Казалось, так и будет — удовольствие лишь от того, что Гроза обнимает любимого, что они с ним сомкнуты так крепко, что она чувствует его дыхание в своей груди, губы на губах, его толчки внутри, нарастающие, все более нетерпеливые — и тем придется довольствоваться. Но Рарог не переставая ласкал ее — потеплевшими пальцами между саднящих бедер, и губами: по груди, шее и плечам. Он приручал ее, оставлял повсюду ощущение своих рук, свой запах, всего себя — с каждым осторожным и глубоким движением. Шептал какие-то бессвязности, что словно бы невесомым пухом оседали в голове.
И помалу словно растрескалась скорлупа скованности, что стягивала тело, не давая отдаться чувствам до конца — и мягкая волна нарастающего вожделения, что схлынула в короткий миг боли, покатилась от места соития их тел до груди — и дальше, затопляя мысли будто бы медом разогретым.

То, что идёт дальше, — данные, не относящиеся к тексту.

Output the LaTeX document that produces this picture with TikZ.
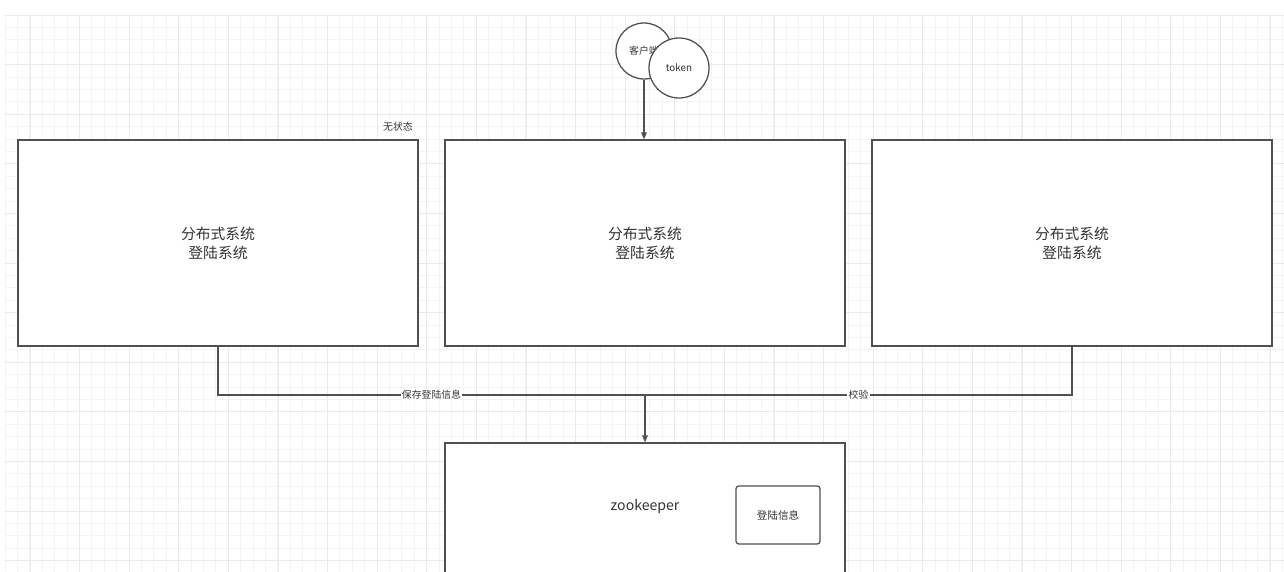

С каждым поцелуем, взмахом, которыми проходились ладони Рарога по талии, коленям, спине, сладостные ощущения становились острее. Незаметно кожа покрылась испариной, а дыхание стало свободнее и жарче. Гроза сама задвигалась навстречу любимому, сбросив последнюю память о тянущем жжении, что пропало так незаметно. Рарог почувствовал вмиг, что она распалилась.
— А я уж испугался было, — хрипло пробормотал на ушко.
Спустился губами на грудь, скользнул, надавливая, языком по тугой вершинке — и Гроза впилась ногтями в его шею, провела вниз, расходясь по упругим, разгоряченным плечам, чувствуя, как дрожит горло от стона.
— Быстрей, — выдохнула, запрокидывая голову.
Теперь ей мало было его, мало было его вынужденной сдержанности.
Он мягко укусил ее подбородок, завладел губами, повторяя языком движения его плоти в ней. Ударил бедрами с силой, заставив вскрикнуть — и Гроза закинула лодыжки ему на пояс, желая принять его еще глубже, теснее. И все закрутилось так, что и не вспомнить после, как такое случилось. Как оказалась Гроза распластанной под тяжелым, расслабленным телом находника, еще ослепленная сокрушительным вихрем наслаждения, что захватило тело и разум, размололо в пыль, а после опустило ворохом безвольным, искрящимся, обратно на твердую лавку.
— Дикая Лисица, — слегка посмеиваясь, выдохнул Рарог. — Отдышаться бы. Не то помру прямо так. Тебе обидно будет. Я еще не всю тебя… обласкал.
Она шлепнула его ладонью по спине с притворной обидой, а после погладила, улыбаясь припухшими губами, еще чувствуя его в себе. Почти чувствуя, как заполняет лоно его семя. Странно и невероятно сладко. Тревожно — где-то на краешке разума, что забился куда-то в самый далекий уголок, не мешая наслаждаться близостью с желанным мужчиной. Любовью, невыносимо острой, болезненной, что наполняла ее до самых кончиков пальцев и даже волос.